They need information to help you, and now there's a new way for law enforcement across several Coastal Empire counties to get it. In a hurry. It's a new high-tech system linking officers on the road to each other and the information they need.
The Port Wentworth Police Department is just one of 21 public safety agencies that has this new-crime fighting tool in their patrol cars. Computers allow them to run license plates, check for outstanding warrants when they pull someone over, and communicate with other departments through an instant-message system.
Police say it's a whole lot faster than using their radios to ask dispatchers for the information. "Now we are able to run it instantaneously, not back them up, they can dispatch or what they need to do, handle 911 calls and we can handle everything in our cars," said Sgt. Matt Libby.
Public safety officials bought 92 of these computers with a $2 million grant. It started as just a program for the Southside Fire Department. "It far surpasses my imagination of how it will work," said Chief Wesley Meadows.

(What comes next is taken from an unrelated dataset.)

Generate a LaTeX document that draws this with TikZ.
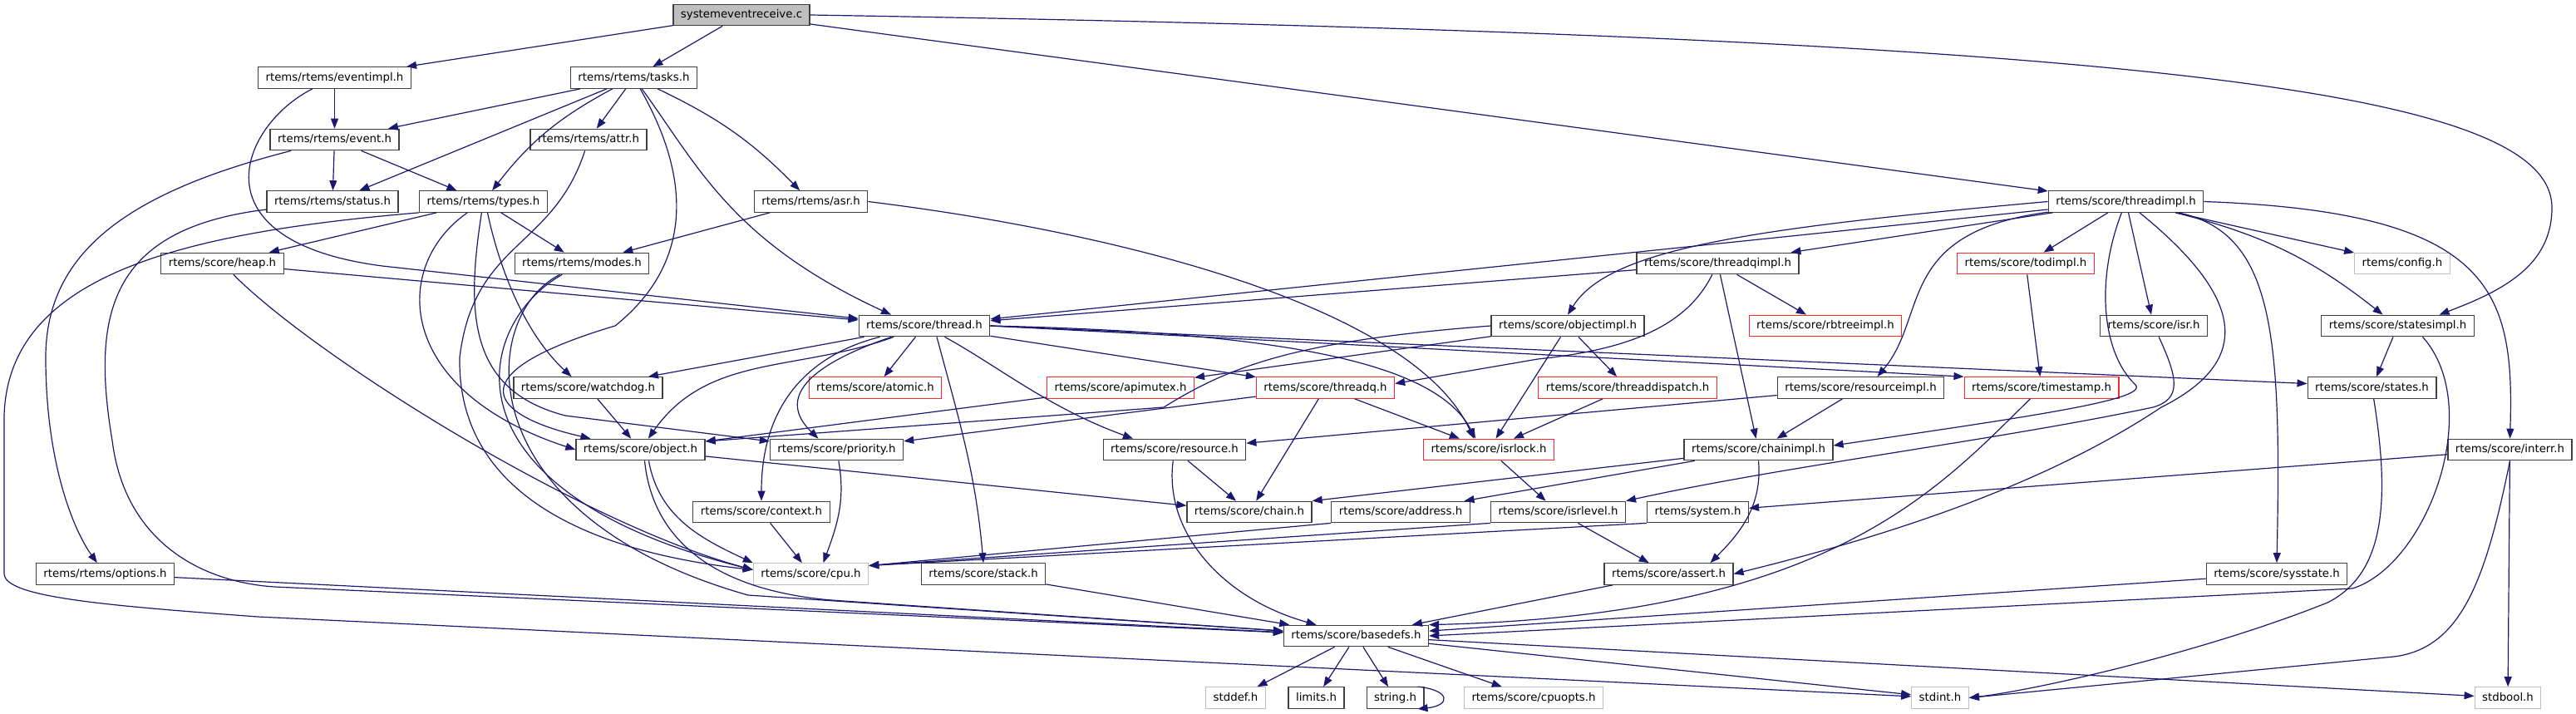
\documentclass[tikz,border=0pt]{standalone}
\usepackage{fontspec}
\setmainfont{DejaVu Sans}
\usetikzlibrary{arrows.meta}
\definecolor{edgeblue}{RGB}{25,25,112}
\definecolor{boxgrey}{RGB}{64,64,64}
\definecolor{lightgrey}{RGB}{191,191,191}
\definecolor{boxred}{RGB}{255,40,40}
\begin{document}
\begin{tikzpicture}[x=1pt,y=1pt,
  hdr/.style={draw=boxgrey, fill=white, line width=1.2pt, inner xsep=9pt, inner ysep=0pt, minimum height=25.5pt, text height=10pt, text depth=3pt, font=\fontsize{13.3}{16}\selectfont},
  redhdr/.style={hdr, draw=boxred},
  syshdr/.style={hdr, draw=lightgrey},
  tophdr/.style={hdr, fill=lightgrey},
  dep/.style={draw=edgeblue, line width=1.2pt, -{Triangle[length=12pt,width=9pt]}}]
        \useasboundingbox (0,0) rectangle (3099,-859);
        \node[tophdr] (src) at (892,-18) {systemeventreceive.c};
        \node[hdr] (evimpl) at (402.5,-93.5) {rtems/rtems/eventimpl.h};
        \node[hdr] (tasks) at (762.5,-93.5) {rtems/rtems/tasks.h};
        \node[hdr] (event) at (402.5,-168) {rtems/rtems/event.h};
        \node[hdr] (attr) at (708,-168) {rtems/rtems/attr.h};
        \node[hdr] (status) at (400,-242.5) {rtems/rtems/status.h};
        \node[hdr] (types) at (581.5,-242.5) {rtems/rtems/types.h};
        \node[hdr] (asr) at (975.5,-242.5) {rtems/rtems/asr.h};
        \node[hdr] (thimpl) at (2557.5,-242.5) {rtems/score/threadimpl.h};
        \node[hdr] (heap) at (267.5,-317) {rtems/score/heap.h};
        \node[hdr] (modes) at (700,-317) {rtems/rtems/modes.h};
        \node[hdr] (tqimpl) at (2066.5,-317) {rtems/score/threadqimpl.h};
        \node[redhdr] (todimpl) at (2437,-317) {rtems/score/todimpl.h};
        \node[syshdr] (config) at (2890,-317) {rtems/config.h};
        \node[hdr] (thread) at (1112,-392) {rtems/score/thread.h};
        \node[hdr] (objimpl) at (1886,-392) {rtems/score/objectimpl.h};
        \node[redhdr] (rbtree) at (2196,-392) {rtems/score/rbtreeimpl.h};
        \node[hdr] (isr) at (2591,-392) {rtems/score/isr.h};
        \node[hdr] (stimpl) at (2884.5,-392) {rtems/score/statesimpl.h};
        \node[hdr] (watchdog) at (707.5,-466.5) {rtems/score/watchdog.h};
        \node[redhdr] (atomic) at (1053,-466.5) {rtems/score/atomic.h};
        \node[redhdr] (apimutex) at (1348,-466.5) {rtems/score/apimutex.h};
        \node[redhdr] (threadq) at (1594.5,-466.5) {rtems/score/threadq.h};
        \node[redhdr] (tdisp) at (1958,-466.5) {rtems/score/threaddispatch.h};
        \node[hdr] (resimpl) at (2238.5,-466.5) {rtems/score/resourceimpl.h};
        \node[redhdr] (tstamp) at (2456,-466.5) {rtems/score/timestamp.h};
        \node[hdr] (states) at (2853.5,-466.5) {rtems/score/states.h};
        \node[hdr] (object) at (770.5,-541) {rtems/score/object.h};
        \node[hdr] (priority) at (1006.5,-541) {rtems/score/priority.h};
        \node[hdr] (resource) at (1413,-541) {rtems/score/resource.h};
        \node[redhdr] (isrlock) at (1791,-541) {rtems/score/isrlock.h};
        \node[hdr] (chimpl) at (2115.5,-541) {rtems/score/chainimpl.h};
        \node[hdr] (interr) at (3019.5,-541) {rtems/score/interr.h};
        \node[hdr] (context) at (916,-616) {rtems/score/context.h};
        \node[hdr] (chain) at (1503,-616) {rtems/score/chain.h};
        \node[hdr] (address) at (1685,-616) {rtems/score/address.h};
        \node[hdr] (isrlevel) at (1874.5,-616) {rtems/score/isrlevel.h};
        \node[hdr] (system) at (2042.5,-616) {rtems/system.h};
        \node[hdr] (options) at (126.5,-690.5) {rtems/rtems/options.h};
        \node[syshdr] (cpu) at (975.5,-690.5) {rtems/score/cpu.h};
        \node[hdr] (stack) at (1183,-690.5) {rtems/score/stack.h};
        \node[hdr] (assert) at (2007.5,-690.5) {rtems/score/assert.h};
        \node[hdr] (sysstate) at (2739,-690.5) {rtems/score/sysstate.h};
        \node[hdr] (basedefs) at (1631.5,-765) {rtems/score/basedefs.h};
        \node[syshdr] (stddef) at (1486.5,-839.5) {stddef.h};
        \node[hdr] (limits) at (1583.5,-839.5) {limits.h};
        \node[hdr] (string) at (1678.5,-839.5) {string.h};
        \node[syshdr] (cpuopts) at (1845,-839.5) {rtems/score/cpuopts.h};
        \node[syshdr] (stdint) at (2334,-839.5) {stdint.h};
        \node[syshdr] (stdbool) at (3017,-839.5) {stdbool.h};
        \draw[dep] (src) -- (evimpl);
        \draw[dep] (src) -- (tasks);
        \draw[dep] (src) -- (thimpl);
        \draw[dep] (src.east) .. controls (2600,-45) and (3070,-110) .. (3070,-250) .. controls (3070,-320) and (3010,-350) .. ([xshift=50pt]stimpl.north);
        \draw[dep] (evimpl) -- (event);
        \draw[dep] (evimpl) .. controls (290,-150) and (230,-290) .. (460,-320) -- (thread);
        \draw[dep] (tasks) -- (event);
        \draw[dep] (tasks) -- (status);
        \draw[dep] (tasks) to[bend right=12] (types);
        \draw[dep] (tasks) -- (attr);
        \draw[dep] (tasks) to[bend left=10] (asr);
        \draw[dep] (tasks) .. controls (840,-200) and (880,-290) .. ([xshift=-40pt]thread.north);
        \draw[dep] (tasks) .. controls (835,-220) and (830,-320) .. (740,-392) .. controls (545,-450) and (590,-500) .. ([xshift=-60pt]object.north);
        \draw[dep] (event) -- (status);
        \draw[dep] (event) -- (types);
        \draw[dep] (event) .. controls (160,-230) and (55,-300) .. (55,-430) .. controls (55,-560) and (90,-640) .. (options);
        \draw[dep] (status) .. controls (130,-275) and (110,-380) .. (135,-530) .. controls (150,-650) and (240,-700) .. (330,-706) -- (basedefs);
        \draw[dep] (attr) .. controls (665,-300) and (570,-290) .. (553,-430) .. controls (550,-600) and (720,-665) .. ([yshift=5pt]cpu.west);
        \draw[dep] (types) -- (heap);
        \draw[dep] (types) -- (modes);
        \draw[dep] (types) .. controls (470,-320) and (475,-470) .. (object.west);
        \draw[dep] (types) .. controls (560,-380) and (565,-470) .. (680,-500) -- (priority);
        \draw[dep] ([xshift=5pt]types.south) .. controls (600,-320) and (630,-400) .. ([xshift=-20pt]watchdog.north);
        \draw[dep] (types.south west) .. controls (220,-280) and (10,-330) .. (5,-500) -- (5,-690) .. controls (5,-718) and (120,-728) .. (310,-742) -- (stdint);
        \draw[dep] (asr) -- (modes);
        \draw[dep] (asr.east) .. controls (1350,-280) and (1700,-370) .. ([xshift=-18pt]isrlock.north);
        \draw[dep] (heap) -- (thread);
        \draw[dep] (heap) .. controls (380,-430) and (700,-630) .. ([yshift=5pt]cpu.west);
        \draw[dep] (modes) .. controls (570,-390) and (525,-590) .. ([yshift=5pt]cpu.west);
        \draw[dep] (modes) .. controls (575,-380) and (560,-620) .. (900,-716) -- (basedefs);
        \draw[dep] (watchdog) -- (object);
        \draw[dep] (thread) -- (watchdog);
        \draw[dep] (thread) to[out=-160,in=55] (object);
        \draw[dep] (thread) .. controls (980,-425) and (916,-480) .. (context.north);
        \draw[dep] (thread) .. controls (970,-440) and (935,-480) .. ([xshift=-22pt]priority.north);
        \draw[dep] (thread) -- (atomic);
        \draw[dep] ([xshift=15pt]thread.south) to[out=-75,in=95] (stack.north);
        \draw[dep] (thread) .. controls (1200,-440) and (1260,-490) .. ([xshift=-50pt]resource.north);
        \draw[dep] (thread) -- (threadq);
        \draw[dep] (thread.east) .. controls (1560,-400) and (1730,-440) .. ([xshift=-16pt]isrlock.north);
        \draw[dep] (thread.east) -- (tstamp.north west);
        \draw[dep] (thread.east) -- ([yshift=5pt]states.west);
        \draw[dep] (objimpl) -- (apimutex);
        \draw[dep] (objimpl.west) .. controls (1560,-410) and (1480,-440) .. (1400,-490) -- ([yshift=10pt]object.east);
        \draw[dep] (objimpl) -- (isrlock);
        \draw[dep] (objimpl) -- (tdisp);
        \draw[dep] (tqimpl) -- (thread);
        \draw[dep] (tqimpl) .. controls (2030,-390) and (1965,-420) .. (1850,-432) -- ([yshift=5pt]threadq.east);
        \draw[dep] (tqimpl) -- (chimpl);
        \draw[dep] (tqimpl) -- (rbtree);
        \draw[dep] (thimpl) -- (thread);
        \draw[dep] (thimpl.west) .. controls (2100,-275) and (1935,-300) .. (objimpl.north);
        \draw[dep] (thimpl) -- (tqimpl);
        \draw[dep] (thimpl) .. controls (2280,-280) and (2320,-380) .. ([xshift=20pt]resimpl.north);
        \draw[dep] (thimpl) -- (todimpl);
        \draw[dep] (thimpl) .. controls (2520,-340) and (2530,-425) .. (2568,-462) .. controls (2590,-480) and (2450,-500) .. ([yshift=5pt]chimpl.east);
        \draw[dep] (thimpl) -- (isr);
        \draw[dep] (thimpl) .. controls (2690,-350) and (2720,-430) .. (2600,-490) .. controls (2450,-590) and (2250,-650) .. (assert.east);
        \draw[dep] (thimpl) -- (config);
        \draw[dep] (thimpl) to[bend left=12] (stimpl);
        \draw[dep] (thimpl) .. controls (2735,-280) and (2745,-400) .. (sysstate.north);
        \draw[dep] (thimpl.east) .. controls (3000,-255) and (3025,-350) .. (interr.north);
        \draw[dep] (todimpl) -- (tstamp);
        \draw[dep] (isr) .. controls (2620,-455) and (2625,-480) .. (2590,-490) .. controls (2400,-530) and (2150,-560) .. (isrlevel.north east);
        \draw[dep] (stimpl) -- (states);
        \draw[dep] ([xshift=30pt]stimpl.south) .. controls (2990,-490) and (2920,-680) .. (2830,-708) -- (basedefs.east);
        \draw[dep] (states) .. controls (2875,-600) and (2870,-690) .. (2800,-725) .. controls (2650,-785) and (2450,-830) .. (stdint.east);
        \draw[dep] (sysstate) -- (basedefs);
        \draw[dep] (interr) -- (system);
        \draw[dep] (interr.south) .. controls (2990,-700) and (2960,-780) .. (2880,-790) -- (stdint.east);
        \draw[dep] (interr) -- (stdbool);
        \draw[dep] (tdisp) -- (isrlock);
        \draw[dep] (threadq) -- (priority);
        \draw[dep] (threadq) -- (chain);
        \draw[dep] (threadq) -- (isrlock);
        \draw[dep] (apimutex) -- (object);
        \draw[dep] (resource) -- (chain);
        \draw[dep] (resource) .. controls (1400,-640) and (1470,-720) .. (basedefs);
        \draw[dep] (resimpl) -- (resource);
        \draw[dep] (resimpl) -- (chimpl);
        \draw[dep] (chimpl) -- (chain.north east);
        \draw[dep] (chimpl) -- (address);
        \draw[dep] (chimpl.south) to[out=-85,in=45] ([xshift=50pt]assert.north);
        \draw[dep] (isrlock) -- (isrlevel);
        \draw[dep] (isrlevel) -- (assert);
        \draw[dep] (isrlevel.south west) -- ([yshift=10pt]cpu.east);
        \draw[dep] (address.south west) -- ([yshift=10pt]cpu.east);
        \draw[dep] (system.south west) -- ([yshift=10pt]cpu.east);
        \draw[dep] (object) -- (chain);
        \draw[dep] ([xshift=10pt]object.south) to[out=-80,in=155] (cpu.north west);
        \draw[dep] ([xshift=5pt]object.south) .. controls (785,-650) and (860,-710) .. (1000,-722) -- (basedefs);
        \draw[dep] (context) -- (cpu);
        \draw[dep] (priority) to[out=-80,in=70] ([xshift=15pt]cpu.north);
        \draw[dep] (stack) -- (basedefs);
        \draw[dep] (assert) -- (basedefs);
        \draw[dep] (options) -- (basedefs);
        \draw[dep] (tstamp) .. controls (2330,-590) and (2200,-740) .. (basedefs.north east);
        \draw[dep] (basedefs) -- (stddef);
        \draw[dep] (basedefs) -- (limits);
        \draw[dep] (basedefs) -- (string);
        \draw[dep] (basedefs) -- (cpuopts);
        \draw[dep] (basedefs) -- (stdint);
        \draw[dep] (basedefs) -- (stdbool);
        \draw[dep] ([xshift=-8pt]string.north east) .. controls +(40,-4) and +(40,4) .. ([xshift=-8pt]string.south east);
\end{tikzpicture}
\end{document}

Now agencies in three counties are using it. "Our ultimate goal is to have communication up and down the Eastern Seaboard," said Chief Meadows.
The biggest benefit of the grant is to smaller departments. At $10,000 a pop, Port Wentworth police say they never would have been able to afford them.
It saves taxpayers money, and keeps the citizens safer.
In the next phase, officers will be able to call up maps on the computers to show just where calls come from, and it will help dispatchers keep track of their firefighters and officers at all times.